La pasta, esa gran aliada a través de estas recetas y a través de estos años en la picota estudiantil, vuelve a relucir con un plato que sacamos un día de un recetario de Pastas Gallo de la época que la anunciaba Sofia Loren por la tele —en versión Martes y 13… pastas Gallo, porque yo no me lo callo—. Recuerdo estar con mi compañero Fran buscando qué comer y apareció ese libro con ese plato. En realidad lo que se quedó fue el nombre que deriva de utilizar nidos de sémola de trigo al huevo y con espinacas. Amarillo y verde. De ahí el nombre. Bastardizamos un poco la receta conforme a los ingredientes con los que contábamos, y lo que surgió ese día se estandarizó como Paja y Heno de ahí en adelante. Sustituimos el bacon original por cinta de lomo, porque incluso en las época más zamponas, el tocino siempre era como medio tabú, reservado a los cocidos y a las tardes de domingo, cuando Fran llegaba de Totana y traía tocino curado. El plato en sí era sencillo. Cortabas en tiras el lomo. Los freías en una olla… cuando lo tuvieses dorado le añadías un buen puñado de champiñones contados en tacos o en cuartos. Los champis sueltan mucha agua. Hay que esperar a que se reduzca un poco y se añade nada líquida de cocinar. Se remueve y se deja a fuego muy lento. Cuando se haya reducido la nata a la mitad, ya está lista la salsa. Los condimentos son sal y pimienta, pero cuidado con la sal. Las setas toman mucho el gusto salado y te puede arruinar el plato. Por otro lado se hierve la pasta a partas iguales de la normal y la de espinaca y se agrega cuando esté al dente. Se le puede añadir cualquier queso al servir, que estará bastante rico, pero si he de elegir para esto prefiero un parmesano o un grana padano en polvo, aunque eso es al gusto, y a un queso manchego curado rallado tampoco le diría yo que no nunca. Escribo esto a horas cercanas a la hora de la comida y es masoquismo, porque a) no he desayunado y b y más importante) no puedo comer grasas, por lo que el queso y la nata son prohibiciones severas.

En esta época, que duraría de 2001 a 2007 (para mí) recuerdo también la ensalada de col lombarda que ya expliqué aquí.
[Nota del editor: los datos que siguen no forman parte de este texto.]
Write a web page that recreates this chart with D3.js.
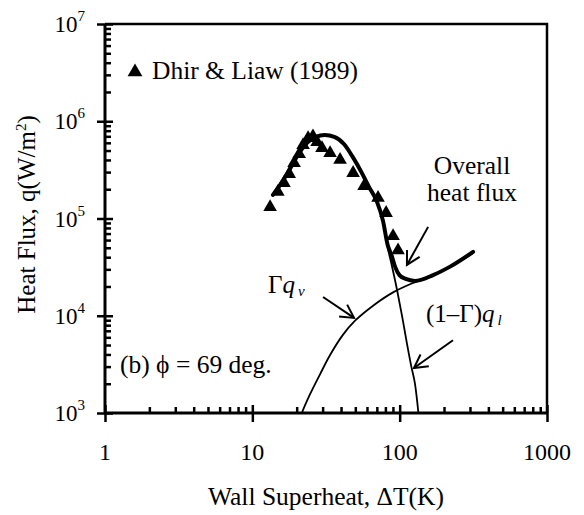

Fuera de casa, aparte de los bares que he mentado antes, sería injusto no referir el pulpo y el lacón de La Bodega de Antonio, el jamón asado de Bodegas Espadafor, las tablas frías y calientes de Bodegas Castañeda y los bocadillos de salchichas del bar Casa de Todos. Y tampoco los brownies y las hamburguesas super grandes de un sitio que imitaba al Foster´s Hollywood cuando aún en Granada no había, y que se llamaba Reality Bites. Ni los shawarmas (que no kebabs) de cuando, ojo, solo había dos establecimientos —que yo sepa— de este tipo en toda la moruna ciudad —teterías pa aburrir—, ambos en la calle Elvira, pero siempre fuimos al de un jordano.